» Exercise input:
<<<<
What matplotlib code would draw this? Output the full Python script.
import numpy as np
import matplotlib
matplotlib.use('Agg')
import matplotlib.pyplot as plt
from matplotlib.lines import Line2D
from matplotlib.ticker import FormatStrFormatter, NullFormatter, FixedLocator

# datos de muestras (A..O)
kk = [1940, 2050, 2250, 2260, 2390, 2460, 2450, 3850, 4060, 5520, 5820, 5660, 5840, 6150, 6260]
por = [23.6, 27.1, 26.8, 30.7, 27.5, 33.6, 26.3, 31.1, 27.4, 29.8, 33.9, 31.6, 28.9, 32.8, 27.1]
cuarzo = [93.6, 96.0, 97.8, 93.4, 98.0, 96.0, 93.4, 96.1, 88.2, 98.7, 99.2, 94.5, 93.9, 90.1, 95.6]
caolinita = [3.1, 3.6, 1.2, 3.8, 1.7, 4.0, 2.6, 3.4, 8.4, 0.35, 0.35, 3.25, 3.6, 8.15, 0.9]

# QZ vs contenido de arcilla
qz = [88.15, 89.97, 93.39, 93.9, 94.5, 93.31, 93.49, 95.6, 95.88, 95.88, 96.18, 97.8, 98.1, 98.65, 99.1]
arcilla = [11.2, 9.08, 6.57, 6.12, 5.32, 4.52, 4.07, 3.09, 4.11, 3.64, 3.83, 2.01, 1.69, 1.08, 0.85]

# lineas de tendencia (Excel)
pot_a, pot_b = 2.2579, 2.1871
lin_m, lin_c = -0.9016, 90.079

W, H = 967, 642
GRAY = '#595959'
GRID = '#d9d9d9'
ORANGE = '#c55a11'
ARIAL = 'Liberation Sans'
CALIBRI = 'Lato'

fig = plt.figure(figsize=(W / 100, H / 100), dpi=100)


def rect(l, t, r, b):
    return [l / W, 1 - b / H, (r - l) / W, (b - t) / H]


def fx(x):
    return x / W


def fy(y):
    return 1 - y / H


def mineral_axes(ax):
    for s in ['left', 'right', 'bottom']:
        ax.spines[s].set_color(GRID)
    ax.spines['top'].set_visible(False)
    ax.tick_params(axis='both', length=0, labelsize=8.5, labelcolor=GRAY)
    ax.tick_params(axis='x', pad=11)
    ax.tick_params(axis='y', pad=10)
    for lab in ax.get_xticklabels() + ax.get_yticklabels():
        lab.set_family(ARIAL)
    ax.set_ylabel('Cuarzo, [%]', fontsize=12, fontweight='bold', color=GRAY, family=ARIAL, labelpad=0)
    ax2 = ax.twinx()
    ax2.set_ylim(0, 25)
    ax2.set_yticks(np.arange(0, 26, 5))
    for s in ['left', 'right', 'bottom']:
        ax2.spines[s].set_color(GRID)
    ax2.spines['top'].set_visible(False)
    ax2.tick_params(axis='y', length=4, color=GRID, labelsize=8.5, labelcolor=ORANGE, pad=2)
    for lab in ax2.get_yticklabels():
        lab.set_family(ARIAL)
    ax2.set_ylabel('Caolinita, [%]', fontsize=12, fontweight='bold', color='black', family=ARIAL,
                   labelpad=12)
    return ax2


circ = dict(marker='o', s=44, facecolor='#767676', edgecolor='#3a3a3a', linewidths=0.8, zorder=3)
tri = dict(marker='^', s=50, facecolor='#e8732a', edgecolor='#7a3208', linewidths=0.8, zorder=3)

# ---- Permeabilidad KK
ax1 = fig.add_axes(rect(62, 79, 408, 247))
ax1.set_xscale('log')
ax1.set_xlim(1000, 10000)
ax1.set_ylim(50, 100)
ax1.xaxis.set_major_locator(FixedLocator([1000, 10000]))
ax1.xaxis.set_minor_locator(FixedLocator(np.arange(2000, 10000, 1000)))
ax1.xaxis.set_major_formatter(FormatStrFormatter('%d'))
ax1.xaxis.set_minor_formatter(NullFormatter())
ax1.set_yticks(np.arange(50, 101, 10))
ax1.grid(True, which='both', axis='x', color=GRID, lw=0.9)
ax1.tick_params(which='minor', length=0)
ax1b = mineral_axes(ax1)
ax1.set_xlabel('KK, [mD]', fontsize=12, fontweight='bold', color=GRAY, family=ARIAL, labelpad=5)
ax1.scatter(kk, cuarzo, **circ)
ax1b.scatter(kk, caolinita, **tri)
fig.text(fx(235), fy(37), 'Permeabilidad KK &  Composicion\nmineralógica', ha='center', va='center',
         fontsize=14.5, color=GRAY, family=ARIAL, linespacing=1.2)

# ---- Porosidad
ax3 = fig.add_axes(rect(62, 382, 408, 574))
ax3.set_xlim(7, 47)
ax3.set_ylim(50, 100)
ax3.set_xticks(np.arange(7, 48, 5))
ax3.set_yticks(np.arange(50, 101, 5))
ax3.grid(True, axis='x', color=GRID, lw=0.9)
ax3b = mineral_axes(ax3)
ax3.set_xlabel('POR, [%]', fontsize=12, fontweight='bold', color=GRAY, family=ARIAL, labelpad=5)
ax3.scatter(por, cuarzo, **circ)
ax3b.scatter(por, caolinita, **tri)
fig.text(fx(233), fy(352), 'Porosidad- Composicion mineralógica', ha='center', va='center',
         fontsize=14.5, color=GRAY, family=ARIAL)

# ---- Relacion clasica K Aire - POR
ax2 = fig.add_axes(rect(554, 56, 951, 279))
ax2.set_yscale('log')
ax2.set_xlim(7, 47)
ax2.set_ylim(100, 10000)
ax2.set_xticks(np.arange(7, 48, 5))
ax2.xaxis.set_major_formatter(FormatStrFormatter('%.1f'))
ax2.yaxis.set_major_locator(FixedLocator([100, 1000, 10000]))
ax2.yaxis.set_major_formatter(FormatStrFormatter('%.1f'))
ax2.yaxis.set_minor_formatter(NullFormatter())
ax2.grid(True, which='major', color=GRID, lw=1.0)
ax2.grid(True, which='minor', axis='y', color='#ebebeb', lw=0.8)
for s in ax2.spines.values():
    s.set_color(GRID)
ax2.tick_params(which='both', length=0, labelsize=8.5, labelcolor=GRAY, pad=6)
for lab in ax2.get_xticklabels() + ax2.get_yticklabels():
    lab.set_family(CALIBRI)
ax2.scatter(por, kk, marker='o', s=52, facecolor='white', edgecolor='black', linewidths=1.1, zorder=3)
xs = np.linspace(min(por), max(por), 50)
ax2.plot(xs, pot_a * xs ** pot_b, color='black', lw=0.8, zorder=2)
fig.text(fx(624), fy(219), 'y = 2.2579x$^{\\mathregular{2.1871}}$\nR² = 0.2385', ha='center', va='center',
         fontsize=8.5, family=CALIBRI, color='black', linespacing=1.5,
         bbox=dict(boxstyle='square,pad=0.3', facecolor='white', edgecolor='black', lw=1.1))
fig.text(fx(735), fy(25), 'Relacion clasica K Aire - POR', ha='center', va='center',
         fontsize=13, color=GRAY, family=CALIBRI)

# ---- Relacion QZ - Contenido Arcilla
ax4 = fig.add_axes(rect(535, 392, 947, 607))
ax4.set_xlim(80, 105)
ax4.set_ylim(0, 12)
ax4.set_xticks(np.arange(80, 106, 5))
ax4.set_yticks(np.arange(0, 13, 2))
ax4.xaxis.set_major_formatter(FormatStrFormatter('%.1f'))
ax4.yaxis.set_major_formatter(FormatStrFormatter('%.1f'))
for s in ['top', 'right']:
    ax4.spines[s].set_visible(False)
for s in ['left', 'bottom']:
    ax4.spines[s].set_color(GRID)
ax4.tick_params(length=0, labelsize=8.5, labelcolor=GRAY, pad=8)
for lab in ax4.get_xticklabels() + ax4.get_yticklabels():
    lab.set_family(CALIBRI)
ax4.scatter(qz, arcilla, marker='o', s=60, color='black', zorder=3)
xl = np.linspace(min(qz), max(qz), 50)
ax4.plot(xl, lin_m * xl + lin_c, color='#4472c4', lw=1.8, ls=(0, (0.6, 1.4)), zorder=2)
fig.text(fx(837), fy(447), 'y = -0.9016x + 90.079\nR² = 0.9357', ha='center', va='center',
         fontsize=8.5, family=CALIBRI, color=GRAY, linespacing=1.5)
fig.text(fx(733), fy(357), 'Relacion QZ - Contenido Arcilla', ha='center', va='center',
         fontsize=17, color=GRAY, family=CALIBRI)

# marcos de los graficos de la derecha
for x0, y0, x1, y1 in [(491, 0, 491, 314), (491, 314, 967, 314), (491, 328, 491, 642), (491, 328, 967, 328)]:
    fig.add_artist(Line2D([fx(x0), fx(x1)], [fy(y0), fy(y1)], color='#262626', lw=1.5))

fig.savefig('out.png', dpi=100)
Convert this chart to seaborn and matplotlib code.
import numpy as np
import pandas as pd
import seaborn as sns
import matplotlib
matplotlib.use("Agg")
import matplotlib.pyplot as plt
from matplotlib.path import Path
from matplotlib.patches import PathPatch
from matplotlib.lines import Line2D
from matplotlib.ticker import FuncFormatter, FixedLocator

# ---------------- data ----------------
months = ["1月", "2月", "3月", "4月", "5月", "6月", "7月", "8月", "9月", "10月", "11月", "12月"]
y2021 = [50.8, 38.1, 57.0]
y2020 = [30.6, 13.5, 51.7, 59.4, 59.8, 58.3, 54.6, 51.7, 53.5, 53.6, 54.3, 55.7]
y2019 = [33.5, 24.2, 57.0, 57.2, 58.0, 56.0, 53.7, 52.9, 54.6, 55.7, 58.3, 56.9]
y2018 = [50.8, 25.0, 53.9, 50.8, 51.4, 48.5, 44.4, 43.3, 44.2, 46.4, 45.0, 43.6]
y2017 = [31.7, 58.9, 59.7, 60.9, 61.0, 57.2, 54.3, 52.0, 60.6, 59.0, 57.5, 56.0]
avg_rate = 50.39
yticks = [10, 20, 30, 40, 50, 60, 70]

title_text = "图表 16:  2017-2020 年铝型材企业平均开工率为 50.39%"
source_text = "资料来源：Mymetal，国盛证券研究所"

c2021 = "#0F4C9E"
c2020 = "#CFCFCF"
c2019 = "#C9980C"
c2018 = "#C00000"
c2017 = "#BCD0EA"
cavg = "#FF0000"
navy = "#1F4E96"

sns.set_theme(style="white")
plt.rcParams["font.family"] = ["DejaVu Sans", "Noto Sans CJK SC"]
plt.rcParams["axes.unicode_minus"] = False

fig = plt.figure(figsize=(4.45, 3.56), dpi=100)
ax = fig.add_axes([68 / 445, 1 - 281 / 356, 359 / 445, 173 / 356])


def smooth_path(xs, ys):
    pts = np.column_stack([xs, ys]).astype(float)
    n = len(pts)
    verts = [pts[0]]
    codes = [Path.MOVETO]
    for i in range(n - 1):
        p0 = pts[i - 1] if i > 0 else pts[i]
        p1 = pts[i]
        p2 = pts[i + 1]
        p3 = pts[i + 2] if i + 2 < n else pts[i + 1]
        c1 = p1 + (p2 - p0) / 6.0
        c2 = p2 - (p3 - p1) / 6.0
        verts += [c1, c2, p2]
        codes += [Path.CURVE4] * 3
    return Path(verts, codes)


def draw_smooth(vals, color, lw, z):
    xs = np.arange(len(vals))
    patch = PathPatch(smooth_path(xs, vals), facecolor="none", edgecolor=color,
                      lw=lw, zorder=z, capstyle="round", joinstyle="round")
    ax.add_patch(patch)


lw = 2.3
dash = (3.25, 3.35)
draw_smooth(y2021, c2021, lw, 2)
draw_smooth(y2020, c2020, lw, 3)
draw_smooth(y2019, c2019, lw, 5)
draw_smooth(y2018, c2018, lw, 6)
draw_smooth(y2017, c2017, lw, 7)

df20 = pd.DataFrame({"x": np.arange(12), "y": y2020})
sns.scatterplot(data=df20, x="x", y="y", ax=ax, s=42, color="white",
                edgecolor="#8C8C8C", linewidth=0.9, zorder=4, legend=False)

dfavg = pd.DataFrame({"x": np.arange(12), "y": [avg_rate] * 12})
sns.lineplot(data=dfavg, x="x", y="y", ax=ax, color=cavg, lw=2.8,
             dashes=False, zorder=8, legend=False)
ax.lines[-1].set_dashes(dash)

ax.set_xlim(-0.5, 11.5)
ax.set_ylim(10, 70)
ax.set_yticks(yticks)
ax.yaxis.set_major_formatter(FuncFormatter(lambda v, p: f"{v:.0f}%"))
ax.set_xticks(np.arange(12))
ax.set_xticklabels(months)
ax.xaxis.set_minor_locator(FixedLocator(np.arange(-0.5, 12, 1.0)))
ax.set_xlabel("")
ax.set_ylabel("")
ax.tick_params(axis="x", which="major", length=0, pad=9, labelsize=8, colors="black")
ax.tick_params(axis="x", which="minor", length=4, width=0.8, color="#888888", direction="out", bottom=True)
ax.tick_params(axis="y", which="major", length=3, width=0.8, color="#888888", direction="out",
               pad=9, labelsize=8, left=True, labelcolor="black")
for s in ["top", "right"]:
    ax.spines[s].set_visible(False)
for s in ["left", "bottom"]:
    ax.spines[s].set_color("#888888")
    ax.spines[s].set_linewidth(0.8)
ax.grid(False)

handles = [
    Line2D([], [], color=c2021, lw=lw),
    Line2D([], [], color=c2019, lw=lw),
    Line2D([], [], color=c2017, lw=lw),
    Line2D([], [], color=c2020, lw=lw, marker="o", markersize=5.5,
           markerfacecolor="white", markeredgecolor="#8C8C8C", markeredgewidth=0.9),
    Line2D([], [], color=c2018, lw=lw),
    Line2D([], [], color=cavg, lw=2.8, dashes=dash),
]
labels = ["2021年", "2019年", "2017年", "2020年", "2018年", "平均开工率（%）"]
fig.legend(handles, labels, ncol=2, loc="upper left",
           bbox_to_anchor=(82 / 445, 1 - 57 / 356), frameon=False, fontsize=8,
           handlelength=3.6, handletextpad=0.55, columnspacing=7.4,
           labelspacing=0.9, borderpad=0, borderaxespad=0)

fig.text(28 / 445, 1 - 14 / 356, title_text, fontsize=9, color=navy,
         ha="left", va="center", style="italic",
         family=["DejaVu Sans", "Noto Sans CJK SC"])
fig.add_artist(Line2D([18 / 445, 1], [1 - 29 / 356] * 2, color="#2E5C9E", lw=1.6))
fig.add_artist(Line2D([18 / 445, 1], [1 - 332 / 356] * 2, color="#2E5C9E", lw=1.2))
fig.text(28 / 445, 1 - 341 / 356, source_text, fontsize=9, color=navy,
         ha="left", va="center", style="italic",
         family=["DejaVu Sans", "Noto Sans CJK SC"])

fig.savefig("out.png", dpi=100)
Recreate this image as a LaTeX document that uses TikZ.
>>>>
» What you will do: Begin with the first line of the listing and copy exactly through the line that contains "FormatStrFormatter, NullFormatter, FixedLocator", please, keeping both ends and leaving out everything after.

» Result:
What matplotlib code would draw this? Output the full Python script.
import numpy as np
import matplotlib
matplotlib.use('Agg')
import matplotlib.pyplot as plt
from matplotlib.lines import Line2D
from matplotlib.ticker import FormatStrFormatter, NullFormatter, FixedLocator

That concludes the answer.